Charts and diagrams as code:
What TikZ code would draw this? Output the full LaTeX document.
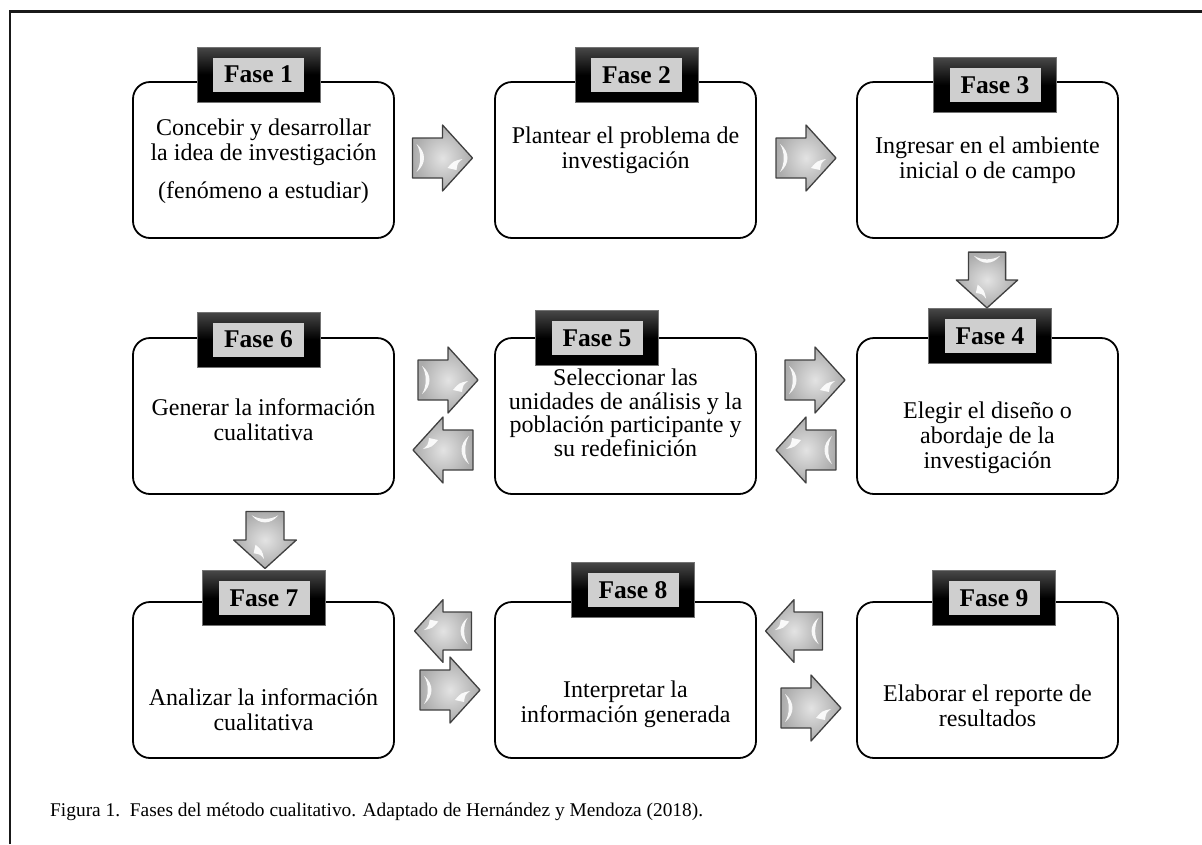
\documentclass[tikz,border=0pt]{standalone}
\usepackage{fontspec}
\setmainfont{Liberation Serif}
\newcommand{\blkarrow}[4]{%
  \begin{scope}[shift={(#1,#2)}, rotate=#3, scale=#4]
    \path[arrowbody] (-30,-20) -- (0,-20) -- (0,-33) -- (30,0) -- (0,33) -- (0,20) -- (-30,20) -- cycle;
    \fill[white, opacity=0.9] (-26,-14) .. controls (-16,-6) and (-16,6) .. (-26,14) .. controls (-21,6) and (-21,-6) .. (-26,-14) -- cycle;
    \fill[white, opacity=0.9] (5,10) .. controls (11,3) .. (20,1) .. controls (15,5) .. (14,12) -- cycle;
  \end{scope}}
\begin{document}
\begin{tikzpicture}[x=1pt,y=-1pt,
  stepbox/.style={draw=black, line width=1.8pt, rounded corners=17pt, minimum width=261pt, minimum height=156pt, fill=white, inner sep=0pt},
  faseouter/.style={draw=black!55, line width=0.6pt, top color=black!72, bottom color=black, middle color=black, minimum width=123pt, minimum height=55pt, inner sep=0pt},
  faseinner/.style={fill=gray!38, minimum width=91pt, minimum height=34pt, inner sep=0pt, font=\bfseries\fontsize{25.5}{28}\selectfont},
  boxtext/.style={align=center, font=\fontsize{24}{25}\selectfont, inner sep=0pt},
  arrowbody/.style={draw=black!75, line width=1.3pt, shading=radial, inner color=gray!22, outer color=gray!66, line join=round}
]
\useasboundingbox (0,0) rectangle (1202,844);
\draw[line width=2.5pt, black!90] (10,844) -- (10,11.5) -- (1202,11.5);

% boxes
\node[stepbox] (b1) at (263.5,160) {};
\node[stepbox] (b2) at (625.5,160) {};
\node[stepbox] (b3) at (987.5,160) {};
\node[stepbox] (b6) at (263.5,416) {};
\node[stepbox] (b5) at (625.5,416) {};
\node[stepbox] (b4) at (987.5,416) {};
\node[stepbox] (b7) at (263.5,680) {};
\node[stepbox] (b8) at (625.5,680) {};
\node[stepbox] (b9) at (987.5,680) {};

% texts
\node[boxtext] (t1) at (263.5,161) {Concebir y desarrollar\\la idea de investigación\\[13pt](fenómeno a estudiar)};
\node[boxtext] (t2) at (625.5,150) {Plantear el problema de\\investigación};
\node[boxtext] (t3) at (987.5,160) {Ingresar en el ambiente\\inicial o de campo};
\node[boxtext] (t6) at (263.5,420) {Generar la información\\cualitativa};
\node[boxtext, font=\fontsize{24}{23.5}\selectfont] (t5) at (625.5,413) {Seleccionar las\\unidades de análisis y la\\población participante y\\su redefinición};
\node[boxtext] (t4) at (987.5,438) {Elegir el diseño o\\abordaje de la\\investigación};
\node[boxtext] (t7) at (263.5,710) {Analizar la información\\cualitativa};
\node[boxtext] (t8) at (625.5,704) {Interpretar la\\información generada};
\node[boxtext] (t9) at (987.5,706) {Elaborar el reporte de\\resultados};

% labels
\node[faseouter] (f1) at (258.5,74.5) {}; \node[faseinner] (f1t) at (f1) {Fase 1};
\node[faseouter] (f2) at (636.5,75) {};   \node[faseinner] (f2t) at (f2) {Fase 2};
\node[faseouter] (f3) at (995,85) {};     \node[faseinner] (f3t) at (f3) {Fase 3};
\node[faseouter] (f6) at (258.5,339.5) {};\node[faseinner] (f6t) at (f6) {Fase 6};
\node[faseouter] (f5) at (597,338) {};    \node[faseinner] (f5t) at (f5) {Fase 5};
\node[faseouter] (f4) at (990,336) {};    \node[faseinner] (f4t) at (f4) {Fase 4};
\node[faseouter] (f7) at (264,598) {};    \node[faseinner] (f7t) at (f7) {Fase 7};
\node[faseouter] (f8) at (633,590) {};    \node[faseinner] (f8t) at (f8) {Fase 8};
\node[faseouter] (f9) at (994,598) {};    \node[faseinner] (f9t) at (f9) {Fase 9};

% arrows
\blkarrow{442.5}{158}{0}{1}
\blkarrow{806}{158}{0}{1}
\blkarrow{987}{280}{-90}{0.93}
\blkarrow{448}{380}{0}{1}
\blkarrow{443}{450}{180}{1}
\blkarrow{815}{380}{0}{1}
\blkarrow{806}{450}{180}{1}
\blkarrow{265}{540}{-90}{0.95}
\blkarrow{443}{631}{180}{0.95}
\blkarrow{450}{690}{0}{1}
\blkarrow{794}{631}{180}{0.95}
\blkarrow{811}{708}{0}{1}

\node[anchor=base west, inner sep=0pt, font=\fontsize{19.4}{21}\selectfont] (cap) at (50,816) {Figura 1.\ \ Fases del método cualitativo. Adaptado de Hernández y Mendoza (2018).};
\end{tikzpicture}
\end{document}
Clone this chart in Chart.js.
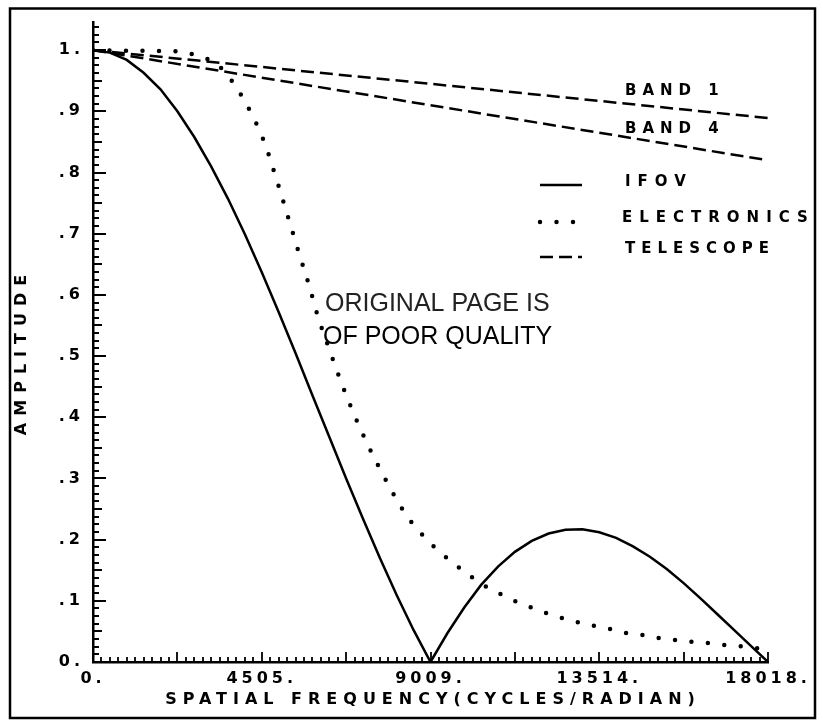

**Aim of the task**:
Copy every line of the data word for word, omitting the images.

**Answer for the task**:
What TikZ code would draw this? Output the full LaTeX document.
\documentclass[tikz,border=0pt]{standalone}
\usepackage{fontspec}
\setmainfont{Liberation Serif}
\newcommand{\blkarrow}[4]{%
  \begin{scope}[shift={(#1,#2)}, rotate=#3, scale=#4]
    \path[arrowbody] (-30,-20) -- (0,-20) -- (0,-33) -- (30,0) -- (0,33) -- (0,20) -- (-30,20) -- cycle;
    \fill[white, opacity=0.9] (-26,-14) .. controls (-16,-6) and (-16,6) .. (-26,14) .. controls (-21,6) and (-21,-6) .. (-26,-14) -- cycle;
    \fill[white, opacity=0.9] (5,10) .. controls (11,3) .. (20,1) .. controls (15,5) .. (14,12) -- cycle;
  \end{scope}}
\begin{document}
\begin{tikzpicture}[x=1pt,y=-1pt,
  stepbox/.style={draw=black, line width=1.8pt, rounded corners=17pt, minimum width=261pt, minimum height=156pt, fill=white, inner sep=0pt},
  faseouter/.style={draw=black!55, line width=0.6pt, top color=black!72, bottom color=black, middle color=black, minimum width=123pt, minimum height=55pt, inner sep=0pt},
  faseinner/.style={fill=gray!38, minimum width=91pt, minimum height=34pt, inner sep=0pt, font=\bfseries\fontsize{25.5}{28}\selectfont},
  boxtext/.style={align=center, font=\fontsize{24}{25}\selectfont, inner sep=0pt},
  arrowbody/.style={draw=black!75, line width=1.3pt, shading=radial, inner color=gray!22, outer color=gray!66, line join=round}
]
\useasboundingbox (0,0) rectangle (1202,844);
\draw[line width=2.5pt, black!90] (10,844) -- (10,11.5) -- (1202,11.5);

% boxes
\node[stepbox] (b1) at (263.5,160) {};
\node[stepbox] (b2) at (625.5,160) {};
\node[stepbox] (b3) at (987.5,160) {};
\node[stepbox] (b6) at (263.5,416) {};
\node[stepbox] (b5) at (625.5,416) {};
\node[stepbox] (b4) at (987.5,416) {};
\node[stepbox] (b7) at (263.5,680) {};
\node[stepbox] (b8) at (625.5,680) {};
\node[stepbox] (b9) at (987.5,680) {};

% texts
\node[boxtext] (t1) at (263.5,161) {Concebir y desarrollar\\la idea de investigación\\[13pt](fenómeno a estudiar)};
\node[boxtext] (t2) at (625.5,150) {Plantear el problema de\\investigación};
\node[boxtext] (t3) at (987.5,160) {Ingresar en el ambiente\\inicial o de campo};
\node[boxtext] (t6) at (263.5,420) {Generar la información\\cualitativa};
\node[boxtext, font=\fontsize{24}{23.5}\selectfont] (t5) at (625.5,413) {Seleccionar las\\unidades de análisis y la\\población participante y\\su redefinición};
\node[boxtext] (t4) at (987.5,438) {Elegir el diseño o\\abordaje de la\\investigación};
\node[boxtext] (t7) at (263.5,710) {Analizar la información\\cualitativa};
\node[boxtext] (t8) at (625.5,704) {Interpretar la\\información generada};
\node[boxtext] (t9) at (987.5,706) {Elaborar el reporte de\\resultados};

% labels
\node[faseouter] (f1) at (258.5,74.5) {}; \node[faseinner] (f1t) at (f1) {Fase 1};
\node[faseouter] (f2) at (636.5,75) {};   \node[faseinner] (f2t) at (f2) {Fase 2};
\node[faseouter] (f3) at (995,85) {};     \node[faseinner] (f3t) at (f3) {Fase 3};
\node[faseouter] (f6) at (258.5,339.5) {};\node[faseinner] (f6t) at (f6) {Fase 6};
\node[faseouter] (f5) at (597,338) {};    \node[faseinner] (f5t) at (f5) {Fase 5};
\node[faseouter] (f4) at (990,336) {};    \node[faseinner] (f4t) at (f4) {Fase 4};
\node[faseouter] (f7) at (264,598) {};    \node[faseinner] (f7t) at (f7) {Fase 7};
\node[faseouter] (f8) at (633,590) {};    \node[faseinner] (f8t) at (f8) {Fase 8};
\node[faseouter] (f9) at (994,598) {};    \node[faseinner] (f9t) at (f9) {Fase 9};

% arrows
\blkarrow{442.5}{158}{0}{1}
\blkarrow{806}{158}{0}{1}
\blkarrow{987}{280}{-90}{0.93}
\blkarrow{448}{380}{0}{1}
\blkarrow{443}{450}{180}{1}
\blkarrow{815}{380}{0}{1}
\blkarrow{806}{450}{180}{1}
\blkarrow{265}{540}{-90}{0.95}
\blkarrow{443}{631}{180}{0.95}
\blkarrow{450}{690}{0}{1}
\blkarrow{794}{631}{180}{0.95}
\blkarrow{811}{708}{0}{1}

\node[anchor=base west, inner sep=0pt, font=\fontsize{19.4}{21}\selectfont] (cap) at (50,816) {Figura 1.\ \ Fases del método cualitativo. Adaptado de Hernández y Mendoza (2018).};
\end{tikzpicture}
\end{document}
Clone this chart in Chart.js.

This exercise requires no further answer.